I think I really freaked someone out today.
So, I was taking the bus from home to the downtown public library (that's where Seattleites go to dribble and shout at dustmotes in the air, if my carrel neighbors are any indication). My bus driver was of the persuasion that thinks the only way his passengers will know he's really making the effort is to drive like Tarzan on crack -- taking corners tire-squealingly fast, aiming for the potholes that are biggest and approaching red lights like a man with a grudge, stomping so hard on the brakes that the back end of the bus accordions up into the front end and the delinquents in the back practically end up on the driver's lap.
To begin with, the driver was eight minutes late to my stop, and when I got on, he hit the gas before I'd had the chance to find a seat. Normally, this doesn't bother me; I have reasonable balance and can find a seat even while moving and chewing gum. Normally, the bus driver isn't trying to set some kind of 0 to 60 record for diesel-powered public transit either. He hit the gas so hard, I pinballed my way down the aisle at break-neck speed and ended up smooshed against the back window like one of those Garfield dolls with the suction feet. Ha bloody frickin' ha.
I unpeeled myself from the inside back window and managed to crawl to a seat next to a nervous-looking little old lady. She was white-knuckling the metal support bar in front of her with one hand while death-gripping her oversized granny purse with the other. I smiled at her as I went to sit down, but of course the driver was aiming for a biker just then, veered to hit him, and dumped me in the old lady's lap. She helpfully bony-elbowed me into the proper position, scowled politely and stared straight ahead in a neighborly we're-all-in-this-together sort of manner.

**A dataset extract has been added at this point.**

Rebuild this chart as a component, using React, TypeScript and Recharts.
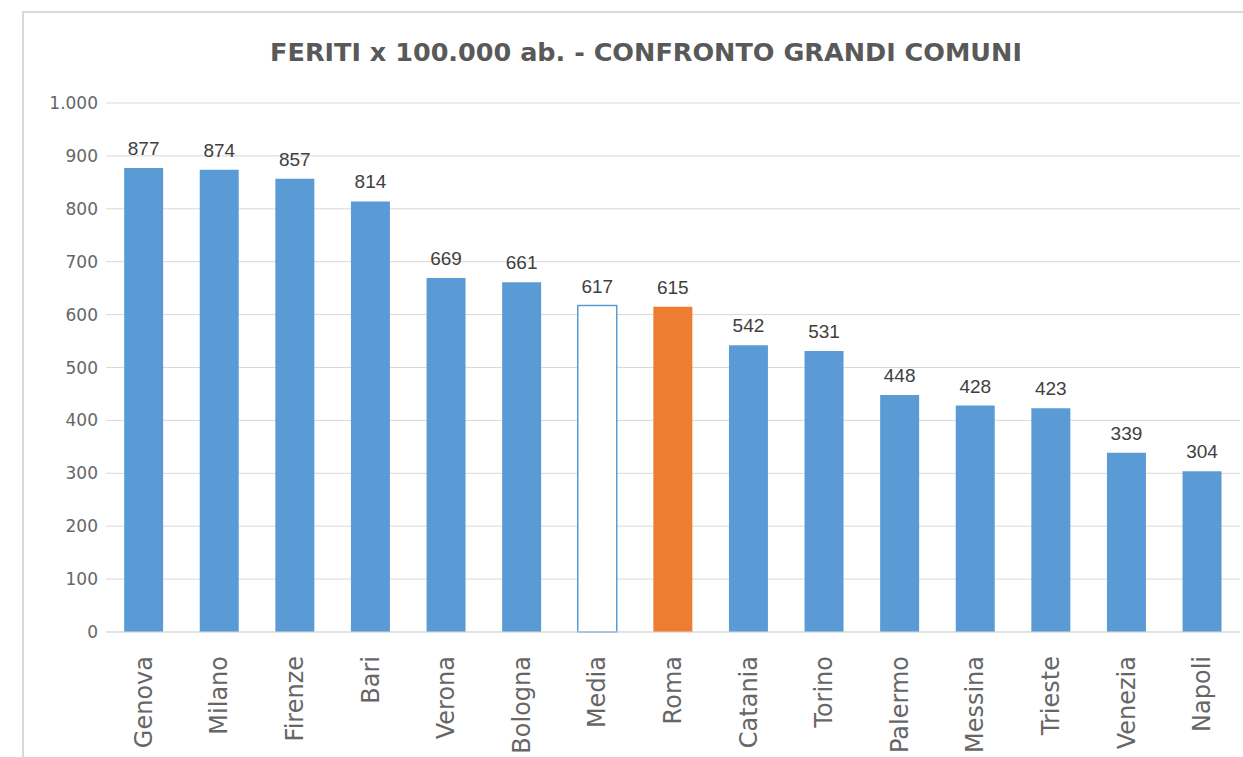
import React from 'react';
import { BarChart, Bar, XAxis, YAxis, CartesianGrid, Cell, LabelList } from 'recharts';

const CITIES = ['Genova', 'Milano', 'Firenze', 'Bari', 'Verona', 'Bologna', 'Media', 'Roma', 'Catania', 'Torino', 'Palermo', 'Messina', 'Trieste', 'Venezia', 'Napoli'];
const FERITI = [877, 874, 857, 814, 669, 661, 617, 615, 542, 531, 448, 428, 423, 339, 304];
const Y_TICKS = [0, 100, 200, 300, 400, 500, 600, 700, 800, 900, 1000];

const BLUE = '#5b9bd5';
const ORANGE = '#ed7d31';

const data = CITIES.map((name, i) => ({ name, value: FERITI[i] }));

// Italian thousands separator
const fmt = (v: number) => String(v).replace(/\B(?=(\d{3})+(?!\d))/g, '.');

const CityTick = (props: any) => {
  const { x, y, payload } = props;
  return (
    <text
      transform={`translate(${x},${y + 16}) rotate(-90)`}
      textAnchor="end"
      dominantBaseline="central"
      fontSize={24}
      fontFamily="DejaVu Sans"
      fill="#666666"
    >
      {payload.value}
    </text>
  );
};

const App: React.FC = () => {
  return (
    <div style={{ position: 'absolute', left: 0, top: 0, width: 1243, height: 757, background: '#fff', overflow: 'hidden' }}>
      <div style={{ position: 'absolute', left: 22, top: 11, width: 1240, height: 780, border: '2px solid #d9d9d9', boxSizing: 'border-box' }} />
      <div
        style={{
          position: 'absolute', left: 0, top: 37, width: 1292, textAlign: 'center',
          fontFamily: 'DejaVu Sans', fontWeight: 700, fontSize: 25.5, color: '#595959',
        }}
      >
        FERITI x 100.000 ab. - CONFRONTO GRANDI COMUNI
      </div>
      <div style={{ position: 'absolute', left: 0, top: 0 }}>
        <BarChart
          width={1243}
          height={757}
          data={data}
          margin={{ top: 103, right: 3, left: 26, bottom: 10 }}
          barCategoryGap="24%"
        >
          <CartesianGrid vertical={false} stroke="#d9d9d9" />
          <XAxis
            dataKey="name"
            interval={0}
            height={115}
            tick={<CityTick />}
            tickLine={false}
            axisLine={{ stroke: '#d9d9d9' }}
          />
          <YAxis
            domain={[0, 1000]}
            ticks={Y_TICKS}
            tickFormatter={fmt}
            width={80}
            axisLine={false}
            tickLine={false}
            tick={{ fontSize: 17, fontFamily: 'DejaVu Sans', fill: '#666666' }}
          />
          <Bar dataKey="value" isAnimationActive={false}>
            {data.map((d) => (
              <Cell
                key={d.name}
                fill={d.name === 'Media' ? '#ffffff' : d.name === 'Roma' ? ORANGE : BLUE}
                stroke={d.name === 'Media' ? BLUE : 'none'}
                strokeWidth={d.name === 'Media' ? 1.5 : 0}
              />
            ))}
            <LabelList
              dataKey="value"
              position="top"
              offset={13}
              style={{ fontSize: 19, fontFamily: 'Liberation Sans', fill: '#404040' }}
            />
          </Bar>
        </BarChart>
      </div>
    </div>
  );
};

export default App;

The bus careened and swooned its way down Jackson towards the downtown, scattering pigeons and elderly Asians as it went. Bags were vibrating themselves off people's laps as we hit crap road surface at teeth-jangling speeds. One guy tried to have a cell-phone conversation, but his head and the hand holding his cell phone were moving at such variable speeds, he looked more like he was trying to shave.
After a particularly jarring thump off a pothole big enough to go spelunking in, I was thoroughly pissed off that this Nascar reject was in control of the bus. "I am going to kill this driver!" I hissed, out loud. (It's hard to hiss silently -- you end up sounding asthmatic.)
Just after I said this and just as I registered my seatmate's intensified look of alarm, I realized I really didn't know the best stop to get off the bus. I banged and clattered my way to the front of the bus, leaping from support pole to handhold, desperately gripping anything that might keep me upright as we slalomed through the city. I really didn't want to distract the driver from his murderous intentions, but I leaned down and asked him the best stop for the library. It appeared we were at it. In fact, we might have been slightly past it. He slammed on his brakes (it required him actually standing up to bring the bus to a stop -- I could just hear him shouting 'Whoa, Nelly!' in his fat, redneck-banded head), and I got off.
As I was stepping down off the bus, I realized how that must have looked to the nervous lady I'd been sitting next to: I make a threat on the driver's life, then immediately head to the front of the bus, whisper something in his ear that causes him to slam on the brakes, and get off. She must have thought she'd narrowly averted being part of some kind of attack. And seriously, considering the depth her bony elbow penetrated my sternum, she really had.